= Work to be completed =
Exclude the pictures, then repeat the remaining data exactly.

────────────────

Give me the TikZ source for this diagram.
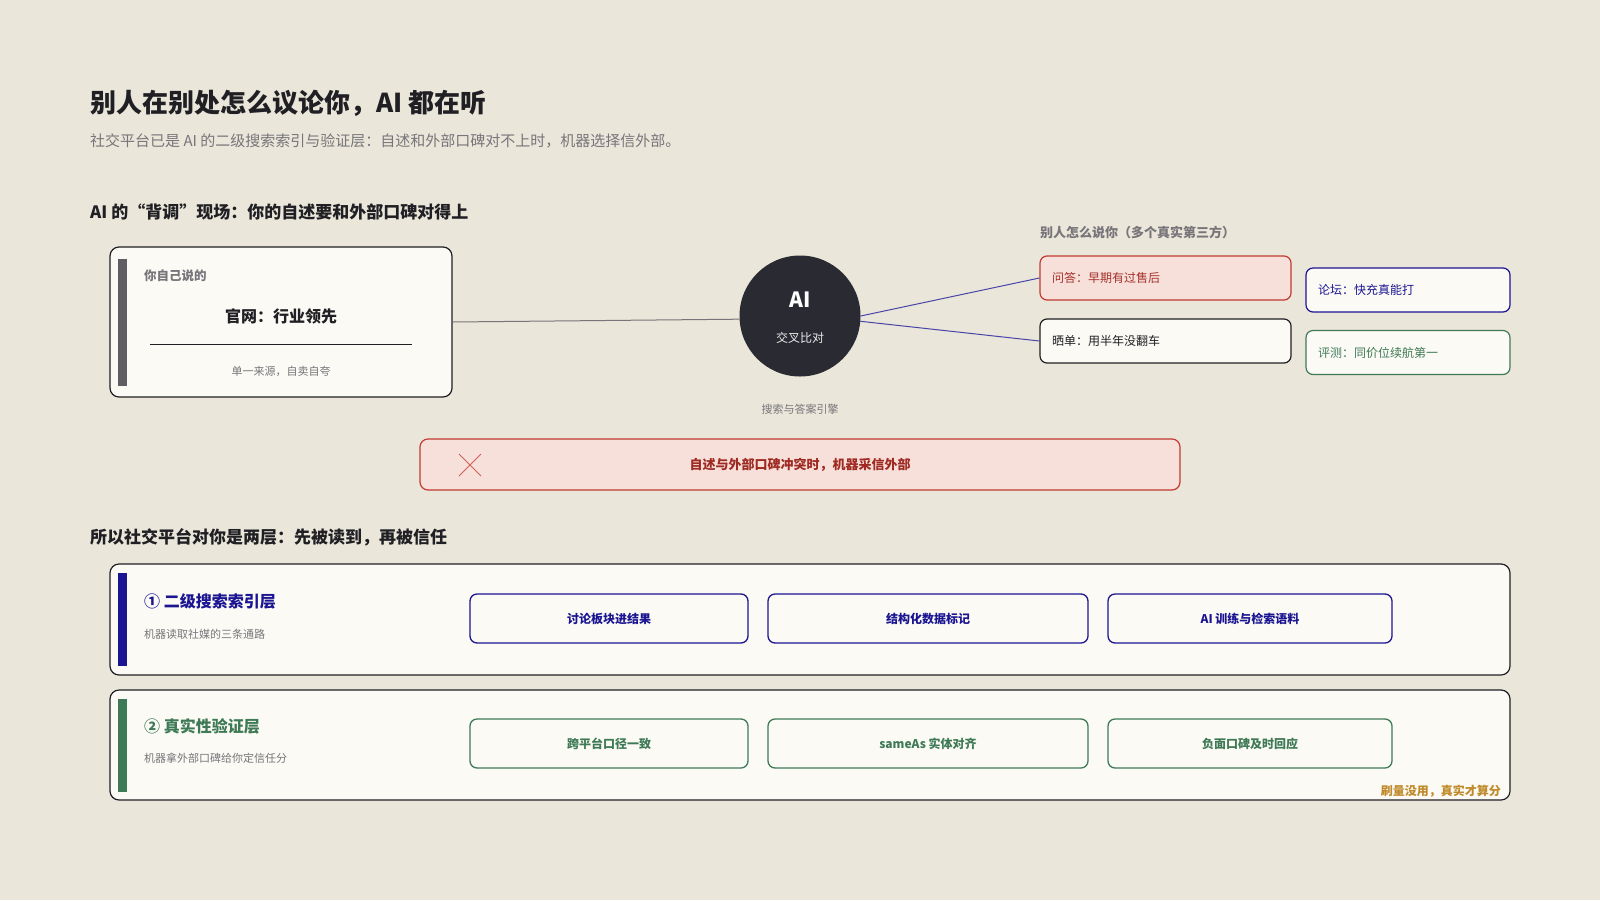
\documentclass[tikz,border=0pt]{standalone}
\usepackage{fontspec}
\setmainfont{Noto Sans CJK SC}
\definecolor{bg}{HTML}{EAE6DA}
\definecolor{card}{HTML}{FBFAF5}
\definecolor{ink}{HTML}{1F1F24}
\definecolor{muted}{HTML}{77757A}
\definecolor{bluec}{HTML}{1B1592}
\definecolor{greenc}{HTML}{3F7A56}
\definecolor{redc}{HTML}{C23A32}
\definecolor{redfill}{HTML}{F7DFDA}
\definecolor{redtext}{HTML}{9E2A22}
\definecolor{darkc}{HTML}{2A2A33}
\definecolor{barg}{HTML}{5F5E63}
\definecolor{gold}{HTML}{C08A2A}
\tikzset{
  card/.style={draw=ink, line width=1.2pt, fill=card, rounded corners=9pt, inner sep=0pt},
  pill/.style={line width=1.2pt, fill=card, rounded corners=7pt, inner sep=0pt, minimum height=44pt, font=\fontsize{12}{14}\selectfont},
  subbox/.style={line width=1.3pt, fill=card, rounded corners=7pt, inner sep=0pt, minimum height=49pt, font=\bfseries\fontsize{12}{14}\selectfont},
  lbl/.style={inner sep=0pt, anchor=west},
}
\begin{document}
\begin{tikzpicture}[x=1pt,y=-1pt]
\fill[bg] (0,0) rectangle (1600,900);
\useasboundingbox (0,0) rectangle (1600,900);

% titles
\node[lbl, font=\bfseries\fontsize{26}{30}\selectfont, text=ink] (title) at (90,103) {别人在别处怎么议论你，AI 都在听};
\node[lbl, font=\fontsize{15}{18}\selectfont, text=muted] (subtitle) at (90,141) {社交平台已是 AI 的二级搜索索引与验证层：自述和外部口碑对不上时，机器选择信外部。};
\node[lbl, font=\bfseries\fontsize{17}{20}\selectfont, text=ink] (h1) at (90,212) {AI 的“背调”现场：你的自述要和外部口碑对得上};

% left card
\node[card, minimum width=342pt, minimum height=150pt] (self) at (281,322) {};
\fill[barg] (118,259) rectangle (127,386);
\node[lbl, font=\bfseries\fontsize{12.5}{14}\selectfont, text=muted] (selflbl) at (144,276) {你自己说的};
\node[inner sep=0pt, font=\bfseries\fontsize{16}{19}\selectfont, text=ink] (selfmain) at (281,316) {官网：行业领先};
\draw[ink, line width=1pt] (150,344) -- (412,344);
\node[inner sep=0pt, font=\fontsize{11}{13}\selectfont, text=muted] (selfnote) at (281,371) {单一来源，自卖自夸};

% AI circle
\node[circle, fill=darkc, minimum size=121pt, inner sep=0pt] (ai) at (800,316) {};
\node[inner sep=0pt, font=\bfseries\fontsize{21}{24}\selectfont, text=white] (aititle) at (800,300) {AI};
\node[inner sep=0pt, font=\fontsize{12}{14}\selectfont, text=white!85!gray] (aisub) at (800,338) {交叉比对};
\node[inner sep=0pt, font=\fontsize{11}{13}\selectfont, text=muted] (aieng) at (800,409) {搜索与答案引擎};

% right side
\node[lbl, font=\bfseries\fontsize{13}{15}\selectfont, text=muted] (othershdr) at (1040,232) {别人怎么说你（多个真实第三方）};
\node[pill, draw=redc, fill=redfill, minimum width=251pt] (qa) at (1165.5,278) {};
\node[lbl, font=\fontsize{12}{14}\selectfont, text=redc!85!black] (qat) at (1052,278) {问答：早期有过售后};
\node[pill, draw=ink, minimum width=251pt] (sd) at (1165.5,341) {};
\node[lbl, font=\fontsize{12}{14}\selectfont, text=ink] (sdt) at (1052,341) {晒单：用半年没翻车};
\node[pill, draw=bluec, minimum width=204pt] (lt) at (1408,290) {};
\node[lbl, font=\fontsize{12}{14}\selectfont, text=bluec] (ltt) at (1318,290) {论坛：快充真能打};
\node[pill, draw=greenc, minimum width=204pt] (pc) at (1408,352.5) {};
\node[lbl, font=\fontsize{12}{14}\selectfont, text=greenc] (pct) at (1318,352.5) {评测：同价位续航第一};

% connectors
\draw[muted, line width=1pt] (self.east) -- (ai.183);
\draw[bluec!80!white, line width=1pt] (ai.0) -- (qa.west);
\draw[bluec!80!white, line width=1pt] (ai.-5) -- (sd.west);

% banner
\node[draw=redc, fill=redfill, line width=1.2pt, rounded corners=8pt, minimum width=760pt, minimum height=51pt, inner sep=0pt] (banner) at (800,464.5) {};
\coordinate (xc) at (470,465);
\draw[redc!80!white, line width=0.9pt] ([shift={(-11,-11)}]xc) -- ([shift={(11,11)}]xc);
\draw[redc!80!white, line width=0.9pt] ([shift={(-11,11)}]xc) -- ([shift={(11,-11)}]xc);
\node[inner sep=0pt, font=\bfseries\fontsize{13}{15}\selectfont, text=redtext] (bannert) at (800,465) {自述与外部口碑冲突时，机器采信外部};

% section 2
\node[lbl, font=\bfseries\fontsize{17}{20}\selectfont, text=ink] (h2) at (90,537) {所以社交平台对你是两层：先被读到，再被信任};

% layer 1
\node[card, minimum width=1400pt, minimum height=111pt] (l1) at (810,619.5) {};
\fill[bluec] (118,573) rectangle (127,666);
\node[lbl, font=\bfseries\fontsize{16}{19}\selectfont, text=bluec] (l1t) at (144,601) {① 二级搜索索引层};
\node[lbl, font=\fontsize{11}{13}\selectfont, text=muted] (l1s) at (144,634) {机器读取社媒的三条通路};
\node[subbox, draw=bluec, text=bluec, minimum width=278pt] (a1) at (609,618.5) {讨论板块进结果};
\node[subbox, draw=bluec, text=bluec, minimum width=320pt] (a2) at (928,618.5) {结构化数据标记};
\node[subbox, draw=bluec, text=bluec, minimum width=284pt] (a3) at (1250,618.5) {AI 训练与检索语料};

% layer 2
\node[card, minimum width=1400pt, minimum height=110pt] (l2) at (810,745) {};
\fill[greenc] (118,699) rectangle (127,792);
\node[lbl, font=\bfseries\fontsize{16}{19}\selectfont, text=greenc] (l2t) at (144,726) {② 真实性验证层};
\node[lbl, font=\fontsize{11}{13}\selectfont, text=muted] (l2s) at (144,758) {机器拿外部口碑给你定信任分};
\node[subbox, draw=greenc, text=greenc, minimum width=278pt] (b1) at (609,743.5) {跨平台口径一致};
\node[subbox, draw=greenc, text=greenc, minimum width=320pt] (b2) at (928,743.5) {sameAs 实体对齐};
\node[subbox, draw=greenc, text=greenc, minimum width=284pt] (b3) at (1250,743.5) {负面口碑及时回应};
\node[inner sep=0pt, anchor=east, font=\bfseries\fontsize{12}{14}\selectfont, text=gold] (note) at (1501,791) {刷量没用，真实才算分};
\end{tikzpicture}
\end{document}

────────────────

= Written solution =
Give me the TikZ source for this diagram.
\documentclass[tikz,border=0pt]{standalone}
\usepackage{fontspec}
\setmainfont{Noto Sans CJK SC}
\definecolor{bg}{HTML}{EAE6DA}
\definecolor{card}{HTML}{FBFAF5}
\definecolor{ink}{HTML}{1F1F24}
\definecolor{muted}{HTML}{77757A}
\definecolor{bluec}{HTML}{1B1592}
\definecolor{greenc}{HTML}{3F7A56}
\definecolor{redc}{HTML}{C23A32}
\definecolor{redfill}{HTML}{F7DFDA}
\definecolor{redtext}{HTML}{9E2A22}
\definecolor{darkc}{HTML}{2A2A33}
\definecolor{barg}{HTML}{5F5E63}
\definecolor{gold}{HTML}{C08A2A}
\tikzset{
  card/.style={draw=ink, line width=1.2pt, fill=card, rounded corners=9pt, inner sep=0pt},
  pill/.style={line width=1.2pt, fill=card, rounded corners=7pt, inner sep=0pt, minimum height=44pt, font=\fontsize{12}{14}\selectfont},
  subbox/.style={line width=1.3pt, fill=card, rounded corners=7pt, inner sep=0pt, minimum height=49pt, font=\bfseries\fontsize{12}{14}\selectfont},
  lbl/.style={inner sep=0pt, anchor=west},
}
\begin{document}
\begin{tikzpicture}[x=1pt,y=-1pt]
\fill[bg] (0,0) rectangle (1600,900);
\useasboundingbox (0,0) rectangle (1600,900);

% titles
\node[lbl, font=\bfseries\fontsize{26}{30}\selectfont, text=ink] (title) at (90,103) {别人在别处怎么议论你，AI 都在听};
\node[lbl, font=\fontsize{15}{18}\selectfont, text=muted] (subtitle) at (90,141) {社交平台已是 AI 的二级搜索索引与验证层：自述和外部口碑对不上时，机器选择信外部。};
\node[lbl, font=\bfseries\fontsize{17}{20}\selectfont, text=ink] (h1) at (90,212) {AI 的“背调”现场：你的自述要和外部口碑对得上};

% left card
\node[card, minimum width=342pt, minimum height=150pt] (self) at (281,322) {};
\fill[barg] (118,259) rectangle (127,386);
\node[lbl, font=\bfseries\fontsize{12.5}{14}\selectfont, text=muted] (selflbl) at (144,276) {你自己说的};
\node[inner sep=0pt, font=\bfseries\fontsize{16}{19}\selectfont, text=ink] (selfmain) at (281,316) {官网：行业领先};
\draw[ink, line width=1pt] (150,344) -- (412,344);
\node[inner sep=0pt, font=\fontsize{11}{13}\selectfont, text=muted] (selfnote) at (281,371) {单一来源，自卖自夸};

% AI circle
\node[circle, fill=darkc, minimum size=121pt, inner sep=0pt] (ai) at (800,316) {};
\node[inner sep=0pt, font=\bfseries\fontsize{21}{24}\selectfont, text=white] (aititle) at (800,300) {AI};
\node[inner sep=0pt, font=\fontsize{12}{14}\selectfont, text=white!85!gray] (aisub) at (800,338) {交叉比对};
\node[inner sep=0pt, font=\fontsize{11}{13}\selectfont, text=muted] (aieng) at (800,409) {搜索与答案引擎};

% right side
\node[lbl, font=\bfseries\fontsize{13}{15}\selectfont, text=muted] (othershdr) at (1040,232) {别人怎么说你（多个真实第三方）};
\node[pill, draw=redc, fill=redfill, minimum width=251pt] (qa) at (1165.5,278) {};
\node[lbl, font=\fontsize{12}{14}\selectfont, text=redc!85!black] (qat) at (1052,278) {问答：早期有过售后};
\node[pill, draw=ink, minimum width=251pt] (sd) at (1165.5,341) {};
\node[lbl, font=\fontsize{12}{14}\selectfont, text=ink] (sdt) at (1052,341) {晒单：用半年没翻车};
\node[pill, draw=bluec, minimum width=204pt] (lt) at (1408,290) {};
\node[lbl, font=\fontsize{12}{14}\selectfont, text=bluec] (ltt) at (1318,290) {论坛：快充真能打};
\node[pill, draw=greenc, minimum width=204pt] (pc) at (1408,352.5) {};
\node[lbl, font=\fontsize{12}{14}\selectfont, text=greenc] (pct) at (1318,352.5) {评测：同价位续航第一};

% connectors
\draw[muted, line width=1pt] (self.east) -- (ai.183);
\draw[bluec!80!white, line width=1pt] (ai.0) -- (qa.west);
\draw[bluec!80!white, line width=1pt] (ai.-5) -- (sd.west);

% banner
\node[draw=redc, fill=redfill, line width=1.2pt, rounded corners=8pt, minimum width=760pt, minimum height=51pt, inner sep=0pt] (banner) at (800,464.5) {};
\coordinate (xc) at (470,465);
\draw[redc!80!white, line width=0.9pt] ([shift={(-11,-11)}]xc) -- ([shift={(11,11)}]xc);
\draw[redc!80!white, line width=0.9pt] ([shift={(-11,11)}]xc) -- ([shift={(11,-11)}]xc);
\node[inner sep=0pt, font=\bfseries\fontsize{13}{15}\selectfont, text=redtext] (bannert) at (800,465) {自述与外部口碑冲突时，机器采信外部};

% section 2
\node[lbl, font=\bfseries\fontsize{17}{20}\selectfont, text=ink] (h2) at (90,537) {所以社交平台对你是两层：先被读到，再被信任};

% layer 1
\node[card, minimum width=1400pt, minimum height=111pt] (l1) at (810,619.5) {};
\fill[bluec] (118,573) rectangle (127,666);
\node[lbl, font=\bfseries\fontsize{16}{19}\selectfont, text=bluec] (l1t) at (144,601) {① 二级搜索索引层};
\node[lbl, font=\fontsize{11}{13}\selectfont, text=muted] (l1s) at (144,634) {机器读取社媒的三条通路};
\node[subbox, draw=bluec, text=bluec, minimum width=278pt] (a1) at (609,618.5) {讨论板块进结果};
\node[subbox, draw=bluec, text=bluec, minimum width=320pt] (a2) at (928,618.5) {结构化数据标记};
\node[subbox, draw=bluec, text=bluec, minimum width=284pt] (a3) at (1250,618.5) {AI 训练与检索语料};

% layer 2
\node[card, minimum width=1400pt, minimum height=110pt] (l2) at (810,745) {};
\fill[greenc] (118,699) rectangle (127,792);
\node[lbl, font=\bfseries\fontsize{16}{19}\selectfont, text=greenc] (l2t) at (144,726) {② 真实性验证层};
\node[lbl, font=\fontsize{11}{13}\selectfont, text=muted] (l2s) at (144,758) {机器拿外部口碑给你定信任分};
\node[subbox, draw=greenc, text=greenc, minimum width=278pt] (b1) at (609,743.5) {跨平台口径一致};
\node[subbox, draw=greenc, text=greenc, minimum width=320pt] (b2) at (928,743.5) {sameAs 实体对齐};
\node[subbox, draw=greenc, text=greenc, minimum width=284pt] (b3) at (1250,743.5) {负面口碑及时回应};
\node[inner sep=0pt, anchor=east, font=\bfseries\fontsize{12}{14}\selectfont, text=gold] (note) at (1501,791) {刷量没用，真实才算分};
\end{tikzpicture}
\end{document}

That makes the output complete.